All around the hills were greener, the flowers more colorful, the buildings more spacious and the villages more beautifully set than i would have imagined.
Ilham told me that most people from Jakarta head for the hills every weekend in order to relax, visit family and generally get away from the constant buzz of the city. I can understand.
At the station Ilham negotiated a taxi for the day - all of 250,000 rupiah (less than 25 dollars). We jumped aboard and headed out of Bandung for a restaurant he knew of further up in the hills behind the town itself.
We were in the period of Ramadhan so I wasn't sure that there would be much on offer. It turns out that Indonesians are less rigid about observing the daily fast than in the Gulf, so, embarrassingly, there was plenty to choose from, although the number of guests were few.
Lunch over, I asked the local manager what there was to see in the area, other than some much-quoted, totally forgettable conference hall that was built for an international summit many decades ago. Not much, was the answer.
Ilham hit on the idea of heading for the place where the strawberries we had eaten for dessert were grown. Evidently these are grown locally and the area is famous for them.
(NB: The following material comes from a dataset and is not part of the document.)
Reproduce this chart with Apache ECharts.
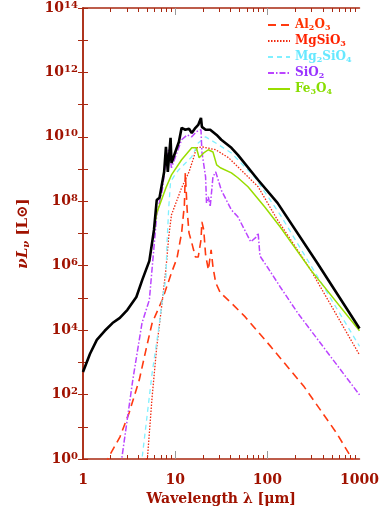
<!DOCTYPE html>
<html><head><meta charset="utf-8">
<script src="https://cdn.jsdelivr.net/npm/echarts@6/dist/echarts.min.js"></script>
<style>html,body{margin:0;padding:0;background:#fff}#c{width:382px;height:513px}</style>
</head><body><div id="c"></div>
<script>
// x: log10(wavelength / micron), y: log10(nu L_nu / L_sun)
var xTickLabels = ['1', '10', '100', '1000'];
var xTickExps = [0, 1, 2, 3];
var yTickExps = [0, 2, 4, 6, 8, 10, 12, 14];

var totalX = [0, 0.075, 0.15, 0.236, 0.32, 0.40, 0.482, 0.579, 0.643, 0.72, 0.77, 0.80, 0.83, 0.88, 0.90, 0.92, 0.95, 0.96, 1.01, 1.04, 1.07, 1.11, 1.15, 1.18, 1.22, 1.25, 1.28, 1.29, 1.33, 1.38, 1.45, 1.50, 1.61, 1.68, 1.90, 2.11, 2.54, 3.00];
var totalY = [2.70, 3.26, 3.70, 3.98, 4.22, 4.38, 4.63, 5.03, 5.56, 6.15, 7.11, 8.04, 8.11, 8.91, 9.69, 8.91, 9.97, 9.19, 9.60, 9.84, 10.28, 10.22, 10.25, 10.12, 10.28, 10.37, 10.59, 10.31, 10.22, 10.22, 10.06, 9.91, 9.66, 9.44, 8.66, 7.95, 6.09, 4.05];

var al2o3X = [0.24, 0.29, 0.40, 0.50, 0.61, 0.69, 0.75, 0.86, 0.96, 1.02, 1.07, 1.10, 1.11, 1.13, 1.15, 1.18, 1.20, 1.22, 1.25, 1.28, 1.29, 1.31, 1.33, 1.36, 1.39, 1.41, 1.44, 1.49, 1.61, 1.76, 2.04, 2.40, 2.75, 2.92, 2.95];
var al2o3Y = [-0.2, 0.12, 0.68, 1.43, 2.45, 3.48, 4.22, 4.94, 5.78, 6.24, 7.02, 7.89, 8.88, 7.73, 7.02, 6.71, 6.49, 6.27, 6.27, 6.80, 7.36, 7.11, 6.34, 5.87, 6.49, 5.96, 5.47, 5.16, 4.84, 4.41, 3.48, 2.24, 0.81, 0.0, -0.2];

var mgsio3X = [0.67, 0.70, 0.75, 0.80, 0.86, 0.90, 0.93, 0.96, 1.07, 1.15, 1.20, 1.23, 1.29, 1.44, 1.58, 1.68, 1.90, 2.11, 2.47, 3.00];
var mgsio3Y = [-0.1, 0.06, 1.93, 3.48, 4.90, 5.90, 6.90, 7.58, 8.42, 8.91, 9.35, 9.66, 9.69, 9.60, 9.35, 9.07, 8.45, 7.42, 5.87, 3.23];

var mg2sio4X = [0.63, 0.64, 0.75, 0.83, 0.86, 0.90, 0.91, 0.93, 0.95, 0.99, 1.04, 1.18, 1.25, 1.33, 1.44, 1.61, 1.86, 2.14, 3.00];
var mg2sio4Y = [-0.2, 0.0, 2.67, 4.22, 4.94, 5.62, 6.60, 7.80, 8.60, 8.79, 8.98, 9.38, 9.81, 10.0, 9.81, 9.50, 8.76, 7.58, 3.50];

var sio2X = [0.41, 0.42, 0.54, 0.64, 0.72, 0.77, 0.80, 0.86, 0.90, 0.93, 0.96, 1.01, 1.07, 1.13, 1.18, 1.23, 1.28, 1.29, 1.33, 1.34, 1.36, 1.38, 1.41, 1.44, 1.50, 1.61, 1.68, 1.82, 1.88, 1.90, 1.92, 2.00, 2.14, 2.33, 3.00];
var sio2Y = [-0.2, 0.0, 2.45, 4.22, 4.94, 6.58, 7.58, 8.35, 9.29, 9.60, 9.04, 9.44, 9.91, 10.06, 10.0, 10.16, 10.22, 9.53, 8.76, 7.95, 8.14, 7.83, 8.76, 8.91, 8.35, 7.73, 7.52, 6.74, 6.89, 7.02, 6.30, 5.96, 5.34, 4.53, 1.99];

var fe3o4X = [0.77, 0.80, 0.90, 0.96, 1.07, 1.18, 1.23, 1.26, 1.31, 1.36, 1.41, 1.45, 1.49, 1.61, 1.68, 1.79, 1.97, 2.14, 2.47, 3.00];
var fe3o4Y = [7.11, 7.64, 8.42, 8.82, 9.29, 9.66, 9.66, 9.35, 9.50, 9.60, 9.53, 9.13, 9.04, 8.88, 8.73, 8.45, 7.83, 7.20, 5.87, 3.98];

var legendRich = {
  Al2O3: '{n|Al}{s|2}{n|O}{s|3}',
  MgSiO3: '{n|MgSiO}{s|3}',
  Mg2SiO4: '{n|Mg}{s|2}{n|SiO}{s|4}',
  SiO2: '{n|SiO}{s|2}',
  Fe3O4: '{n|Fe}{s|3}{n|O}{s|4}'
};

function pairs(xs, ys) { return xs.map(function (x, i) { return [x, ys[i]]; }); }

var minorX = [];
[0, 1, 2].forEach(function (d) { for (var k = 2; k <= 9; k++) minorX.push(d + Math.log10(k)); });

var AX = '#a82810';
var TXT = '#a01200';
var FONT = 'DejaVu Serif';

var sup = { fontSize: 10, fontWeight: 'bold', color: TXT, fontFamily: FONT, verticalAlign: 'top', padding: [0, 0, 6, 0] };

var chart = echarts.init(document.getElementById('c'), null, { renderer: 'canvas' });
chart.setOption({
  animation: false,
  backgroundColor: '#fff',
  grid: { left: 83, right: 19, top: 8, bottom: 54 },
  legend: {
    orient: 'vertical', left: 262, top: 14, itemWidth: 22, itemHeight: 10, itemGap: 3.5,
    itemStyle: { opacity: 0 },
    data: [
      { name: 'Al2O3', textStyle: { color: '#ff3300' } },
      { name: 'MgSiO3', textStyle: { color: '#ff2200' } },
      { name: 'Mg2SiO4', textStyle: { color: '#66e8ff' } },
      { name: 'SiO2', textStyle: { color: '#9933ff' } },
      { name: 'Fe3O4', textStyle: { color: '#88dd00' } }
    ],
    formatter: function (n) { return legendRich[n]; },
    textStyle: {
      fontFamily: FONT, fontWeight: 'bold', fontSize: 12,
      rich: {
        n: { fontFamily: FONT, fontWeight: 'bold', fontSize: 12 },
        s: { fontFamily: FONT, fontWeight: 'bold', fontSize: 8, verticalAlign: 'bottom', padding: [5, 0, 0, 0] }
      }
    }
  },
  xAxis: [
    {
      type: 'value', min: 0, max: 3, position: 'bottom',
      name: 'Wavelength λ [μm]', nameLocation: 'middle', nameGap: 33,
      nameTextStyle: { color: TXT, fontFamily: FONT, fontWeight: 'bold', fontSize: 14 },
      axisLine: { show: true, lineStyle: { color: AX, width: 1.5 } },
      axisTick: { show: true, inside: true, length: 4, customValues: minorX, lineStyle: { color: AX } },
      axisLabel: {
        customValues: xTickExps, margin: 14, color: TXT, fontFamily: FONT, fontWeight: 'bold', fontSize: 14,
        formatter: function (v) { return xTickLabels[xTickExps.indexOf(Math.round(v))]; }
      },
      splitLine: { show: false }
    },
    {
      type: 'value', min: 0, max: 3, position: 'bottom',
      axisLine: { show: false },
      axisTick: { show: true, inside: true, length: 8, customValues: [1, 2], lineStyle: { color: '#999' } },
      axisLabel: { show: false }, splitLine: { show: false }
    },
    {
      type: 'value', min: 0, max: 3, position: 'top',
      axisLine: { show: true, lineStyle: { color: AX, width: 1.5 } },
      axisTick: { show: true, inside: true, length: 4, customValues: minorX, lineStyle: { color: AX } },
      axisLabel: { show: false }, splitLine: { show: false }
    },
    {
      type: 'value', min: 0, max: 3, position: 'top',
      axisLine: { show: false },
      axisTick: { show: true, inside: true, length: 7, customValues: [1, 2], lineStyle: { color: '#999' } },
      axisLabel: { show: false }, splitLine: { show: false }
    }
  ],
  yAxis: [
    {
      type: 'value', min: 0, max: 14, interval: 1, position: 'left',
      name: '{i|νL}{sub|ν}{r| [L⊙]}', nameLocation: 'middle', nameGap: 52, nameRotate: 90,
      nameTextStyle: {
        color: TXT, fontFamily: FONT, fontWeight: 'bold', fontSize: 15,
        rich: {
          i: { fontFamily: FONT, fontStyle: 'italic', fontWeight: 'bold', fontSize: 15, color: TXT },
          sub: { fontFamily: FONT, fontStyle: 'italic', fontWeight: 'bold', fontSize: 10, color: TXT, verticalAlign: 'bottom', padding: [6, 0, 0, 0] },
          r: { fontFamily: FONT, fontWeight: 'bold', fontSize: 15, color: TXT }
        }
      },
      axisLine: { show: true, lineStyle: { color: AX, width: 1.5 } },
      axisTick: { show: true, inside: true, length: 5, lineStyle: { color: AX } },
      axisLabel: {
        margin: 5, color: TXT, fontFamily: FONT, fontWeight: 'bold', fontSize: 14,
        formatter: function (v) { return yTickExps.indexOf(v) >= 0 ? '{b|10}{p|' + v + '}' : ''; },
        rich: { b: { color: TXT, fontFamily: FONT, fontWeight: 'bold', fontSize: 14 }, p: sup }
      },
      splitLine: { show: false }
    },
    {
      type: 'value', min: 0, max: 14, interval: 1, position: 'right',
      axisLine: { show: true, lineStyle: { color: AX, width: 1.5 } },
      axisTick: { show: true, inside: true, length: 5, lineStyle: { color: AX } },
      axisLabel: { show: false }, splitLine: { show: false }
    }
  ],
  series: [
    { name: 'Al2O3', type: 'line', data: pairs(al2o3X, al2o3Y), symbol: 'none', z: 3,
      lineStyle: { color: '#ff3a10', width: 1.6, type: [8, 5] }, itemStyle: { color: '#ff3a10' } },
    { name: 'MgSiO3', type: 'line', data: pairs(mgsio3X, mgsio3Y), symbol: 'none', z: 3,
      lineStyle: { color: '#f02a10', width: 1.3, type: [1.5, 1.5] }, itemStyle: { color: '#f02a10' } },
    { name: 'Mg2SiO4', type: 'line', data: pairs(mg2sio4X, mg2sio4Y), symbol: 'none', z: 3,
      lineStyle: { color: '#80f0ff', width: 1.3, type: [5, 4] }, itemStyle: { color: '#80f0ff' } },
    { name: 'SiO2', type: 'line', data: pairs(sio2X, sio2Y), symbol: 'none', z: 3,
      lineStyle: { color: '#bb44ff', width: 1.5, type: [6, 2, 1.5, 2] }, itemStyle: { color: '#bb44ff' } },
    { name: 'Fe3O4', type: 'line', data: pairs(fe3o4X, fe3o4Y), symbol: 'none', z: 3,
      lineStyle: { color: '#99dd00', width: 1.5 }, itemStyle: { color: '#99dd00' } },
    { name: 'Total', type: 'line', data: pairs(totalX, totalY), symbol: 'none', z: 4,
      lineStyle: { color: '#000', width: 2.6 }, itemStyle: { color: '#000' } }
  ]
});
</script></body></html>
That really surprised me, so it sounded like a great, totally off-the wall way of seeing something.
And we did - the taxi driver got delightfully lost on the roads that wind through and over the hill tops behind Bandung. So what I saw were the beautifully kept villages and verandahed houses with gardens of mangoes and papayas that seem to be a hallmark of Java. The people were well dressed, well fed and obviously content. Kids played in the open spaces between one house and another; in one more open area monkeys were cavorting.
Up and down we went, past nurseries full of all the plants and flowers that you normally buy in the supermarkets and garden malls of Europe. So this is where they come from, al those ficus, alanchoe and red leaved climbers. Only here they look so much more natural, sheltered by veritable halls of 'geenhouses', here made of bamboo and used more to shelter the plants from the direct sun than to encourage then they are back on a warm, tropical island.
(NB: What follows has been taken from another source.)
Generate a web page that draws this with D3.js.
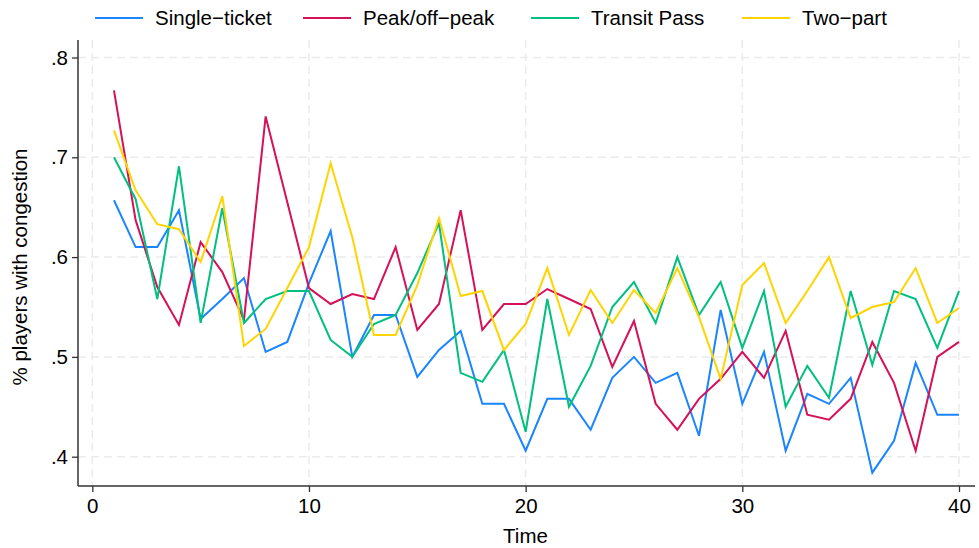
<!DOCTYPE html>
<html>
<head>
<meta charset="utf-8">
<script src="https://cdn.jsdelivr.net/npm/d3@7"></script>
<style>
  body { margin: 0; background: #fff; }
  svg { font-family: "Liberation Sans", Arial, sans-serif; }
</style>
</head>
<body>
<svg id="chart"></svg>
<script>
// Data
const time = d3.range(1, 41);
const seriesNames = ["Single\u2212ticket", "Peak/off\u2212peak", "Transit Pass", "Two\u2212part"];
const seriesColors = ["#1a85ff", "#d41159", "#00bf7f", "#ffd400"];

const singleTicket = [0.657, 0.610, 0.610, 0.647, 0.538, 0.558, 0.579, 0.505, 0.515, 0.574,
                      0.626, 0.500, 0.542, 0.542, 0.480, 0.507, 0.526, 0.453, 0.453, 0.406,
                      0.458, 0.458, 0.427, 0.479, 0.500, 0.474, 0.484, 0.421, 0.547, 0.453,
                      0.505, 0.406, 0.463, 0.453, 0.479, 0.384, 0.416, 0.494, 0.442, 0.442];
const peakOffPeak = [0.767, 0.637, 0.570, 0.532, 0.615, 0.585, 0.537, 0.741, 0.655, 0.569,
                     0.553, 0.563, 0.558, 0.610, 0.527, 0.553, 0.647, 0.527, 0.553, 0.553,
                     0.568, 0.558, 0.548, 0.490, 0.536, 0.453, 0.427, 0.458, 0.478, 0.505,
                     0.479, 0.526, 0.442, 0.437, 0.458, 0.515, 0.474, 0.406, 0.500, 0.515];
const transitPass = [0.700, 0.658, 0.558, 0.691, 0.534, 0.649, 0.534, 0.558, 0.566, 0.566,
                     0.517, 0.500, 0.533, 0.542, 0.584, 0.634, 0.484, 0.475, 0.507, 0.425,
                     0.558, 0.450, 0.491, 0.550, 0.575, 0.534, 0.600, 0.542, 0.575, 0.509,
                     0.566, 0.450, 0.491, 0.459, 0.566, 0.492, 0.566, 0.558, 0.509, 0.566];
const twoPart = [0.727, 0.667, 0.633, 0.628, 0.595, 0.661, 0.511, 0.528, 0.569, 0.610,
                 0.694, 0.620, 0.522, 0.522, 0.572, 0.639, 0.561, 0.566, 0.507, 0.533,
                 0.589, 0.522, 0.567, 0.534, 0.567, 0.544, 0.589, 0.540, 0.478, 0.572,
                 0.594, 0.534, 0.566, 0.600, 0.539, 0.550, 0.555, 0.589, 0.534, 0.549];

const xTicks = [0, 10, 20, 30, 40];
const yTicks = [0.4, 0.5, 0.6, 0.7, 0.8];

const allSeries = [singleTicket, peakOffPeak, transitPass, twoPart];

// Dimensions
const width = 979;
const height = 548;
const plot = { left: 78, right: 975, top: 40, bottom: 486 };
const fontSize = "20.5px";

const svg = d3.select("#chart")
              .attr("width", width)
              .attr("height", height);

// Scales
const xScale = d3.scaleLinear()
                 .domain([0, 40])
                 .range([92.3, 959]);

const yScale = d3.scaleLinear()
                 .domain([0.4, 0.8])
                 .range([456.7, 57.5]);

// Gridlines
const grid = svg.append("g")
                .attr("stroke", "#ebebeb")
                .attr("stroke-width", 1.5)
                .attr("stroke-dasharray", "8,5");

grid.selectAll(".vgrid")
    .data(xTicks)
    .enter()
    .append("line")
    .attr("x1", d => xScale(d))
    .attr("x2", d => xScale(d))
    .attr("y1", plot.top)
    .attr("y2", plot.bottom);

grid.selectAll(".hgrid")
    .data(yTicks)
    .enter()
    .append("line")
    .attr("x1", plot.left)
    .attr("x2", plot.right)
    .attr("y1", d => yScale(d))
    .attr("y2", d => yScale(d));

// Lines
const line = d3.line()
               .x((d, i) => xScale(time[i]))
               .y(d => yScale(d));

svg.selectAll(".series")
   .data(allSeries)
   .enter()
   .append("path")
   .attr("class", "series")
   .attr("fill", "none")
   .attr("stroke", (d, i) => seriesColors[i])
   .attr("stroke-width", 2)
   .attr("stroke-linejoin", "miter")
   .attr("d", line);

// Axes
const xAxis = d3.axisBottom(xScale)
                .tickValues(xTicks)
                .tickSize(6)
                .tickPadding(6)
                .tickFormat(d3.format("d"));

const yAxis = d3.axisLeft(yScale)
                .tickValues(yTicks)
                .tickSize(6)
                .tickPadding(4)
                .tickFormat(d => d3.format(".1f")(d).replace(/^0/, ""));

const gx = svg.append("g")
              .attr("transform", `translate(0, ${plot.bottom})`)
              .call(xAxis);

const gy = svg.append("g")
              .attr("transform", `translate(${plot.left}, 0)`)
              .call(yAxis);

[gx, gy].forEach(g => {
  g.select(".domain").remove();
  g.selectAll(".tick line").attr("stroke", "#333").attr("stroke-width", 1.3);
  g.selectAll(".tick text").attr("fill", "#000").style("font-size", fontSize);
});

// Axis lines
svg.append("line")
   .attr("x1", plot.left).attr("x2", plot.right)
   .attr("y1", plot.bottom).attr("y2", plot.bottom)
   .attr("stroke", "#333").attr("stroke-width", 1.5);

svg.append("line")
   .attr("x1", plot.left).attr("x2", plot.left)
   .attr("y1", plot.top).attr("y2", plot.bottom)
   .attr("stroke", "#333").attr("stroke-width", 1.5);

// Axis titles
svg.append("text")
   .attr("x", (plot.left + plot.right) / 2 - 1)
   .attr("y", 543)
   .attr("text-anchor", "middle")
   .style("font-size", fontSize)
   .text("Time");

svg.append("text")
   .attr("transform", `translate(27, ${(plot.top + plot.bottom) / 2 + 4}) rotate(-90)`)
   .attr("text-anchor", "middle")
   .style("font-size", fontSize)
   .text("% players with congestion");

// Legend
const legendX = [95, 303, 531, 742];
const legend = svg.selectAll(".legend")
                  .data(seriesNames)
                  .enter()
                  .append("g")
                  .attr("class", "legend")
                  .attr("transform", (d, i) => `translate(${legendX[i]}, 18)`);

legend.append("line")
      .attr("x1", 0).attr("x2", 48)
      .attr("stroke", (d, i) => seriesColors[i])
      .attr("stroke-width", 2);

legend.append("text")
      .attr("x", 60)
      .attr("y", 7)
      .style("font-size", fontSize)
      .text(d => d);
</script>
</body>
</html>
Every time the taxi driver asked if anyone knew the way to the strawberry plantation they smiled and pointed over the next hill. Eventually we saw some signs and, continuing our way through this open labyrinth, we eventually came upon a steep hill overshadowing a small, deep and narrow vale. Here it was, Rumah Stroberi, the source of our luchtime strawberies.
Rumah Stoberi knows how to market its strawberries. Here there is a garden restaurant where you can have a dish of them, drink strawberry sharbat or have them as a milkshake, following if you like, with strawberry tart or ice cream. Or both, whichever takes your fancy.
The garden is obviously used for parties - and I suspect very good ones too. There's a store where you can buy fresh, conserved and frozen strawberries, in a basket, in a box, in a jar and in a bag - all with strawberry designs and logos. There are strawberry trinkets, magnetic buttons, lamps and other souvenirs that are at the same level of commercial excellence and pushiness as ever I've seen at Marineworld or Disneyland. What great vision and purpose in introducing a (strawberry) slice of the entrepreneurial spirit here, in a quiet, almost idyllic, vale in the heart of Java.
The afternoon quickly muted into evening, then evening into night. We were back at the station, a little bit early so we went to a snickets store Ilham knew of, bought a whole bunch of stuff that ruins a diet and headed back to the station. The train turned up and left on time (something I've gotten used to in SE Asia is that the infrastructure, even if modest, works). Most of the time I dozed, as I always do when I'm a passenger in something and there's nothing much to see out.
Back in Jakarta we jumped into a rickshaw taxi that works more or less like the ones in India, headed to the hotel and, since it was too late for dinner, crashed.